The Senate just advanced the most significant housing legislation in decades, and if you’re wondering why it took this long for Washington to notice that regular Americans can’t afford homes anymore, you’re not alone. The 21st Century Road to Housing Act is now headed to the House, and it’s got Wall Street investors sweating because it does something novel in modern politics. It actually targets the right villain.
Here’s what matters. This isn’t another Band-Aid slapped on a gaping wound. The package includes nearly 60 provisions aimed at boosting housing supply and crucially, it takes direct aim at institutional investors who’ve been gobbling up single-family homes like they’re collecting baseball cards. You know the playbook by now. Private equity firms swoop into neighborhoods, buy everything in sight with cash offers that regular families can’t compete with, then turn around and rent those same homes back to the people they outbid. It’s predatory, it’s anti-American, and it’s been turning us into exactly what Senator Elizabeth Warren called a “nation of renters.”
Strange bedfellows make for interesting politics. Warren, hardly a conservative darling, is championing this alongside Republicans because some problems transcend party lines. When working families can’t build wealth through homeownership, the foundation of the American dream crumbles. Conservatives understand this instinctively. Property ownership isn’t just an economic transaction. It’s the bedrock of stable communities, personal responsibility, and generational wealth transfer.
The legislation attacks the problem from multiple angles. It rolls back permitting regulations that have strangled construction for years, because nothing says limited government like letting people actually build things without drowning in red tape. Senator Bernie Moreno from Ohio pushed through provisions for pre-approved housing designs, which sounds bureaucratic until you realize it means local governments can fast-track approvals instead of torturing builders with endless reviews. His point lands hard: stop making it impossible to build affordable homes, then wondering why nobody can afford homes.

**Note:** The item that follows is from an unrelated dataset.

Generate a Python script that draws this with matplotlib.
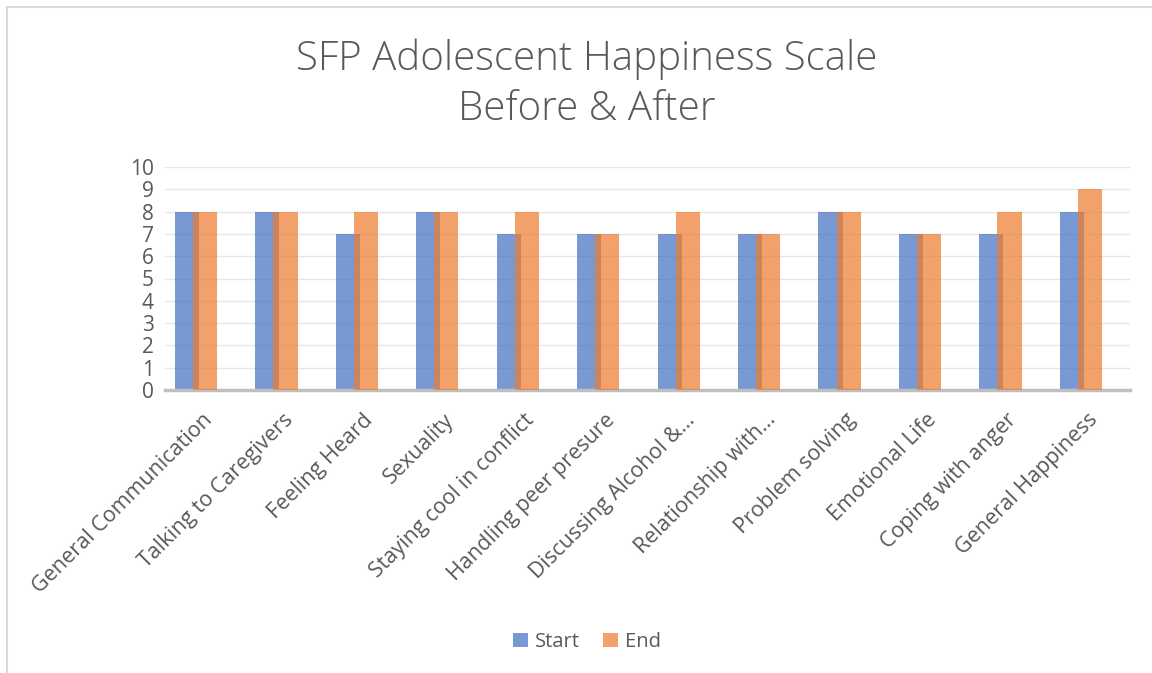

There’s more substance here than typical congressional theater. The package updates lending standards for manufactured housing, expands access to small-dollar mortgages around $100,000, and ties federal grants to actual housing construction. That last part deserves attention because it flips the script on how Washington usually operates. Want federal money? Great. Build houses first. It’s accountability, something Washington forgot existed.
The free market works brilliantly until it doesn’t, and housing is where we’ve watched it fail in real time. Not because capitalism is broken, but because we’ve let massive institutional players distort the market beyond recognition. When Blackstone and similar firms can outbid families with algorithm-driven cash offers, that’s not free market competition. That’s market manipulation by entities with effectively unlimited capital destroying the mechanism that’s supposed to create middle-class wealth.
Some Republicans in the House are raising concerns, which honestly is their job. Skepticism keeps bad ideas from becoming law. But the core mission here aligns perfectly with conservative principles. Protecting the ability of individual Americans to own property, reducing government barriers to construction, and preventing corporate behemoths from monopolizing residential real estate? That’s not big government overreach. That’s government doing one of the few things it should: protecting the playing field so individuals can compete.
Trump’s been pushing Congress to finish this as midterms approach, and the timing isn’t coincidental. Voters care about housing costs because housing costs affect everything. Your mortgage or rent dictates where your kids go to school, whether you can save for retirement, if you’ll ever stop working. This touches every kitchen table conversation in America.
The legislation isn’t perfect. Nothing with 60 provisions ever is. But it represents the first serious attempt in a generation to acknowledge that housing policy has consequences and those consequences have been devastating for regular Americans. Washington finally noticed that entire generations are priced out of homeownership while investment firms build rental empires. Better late than never, though barely.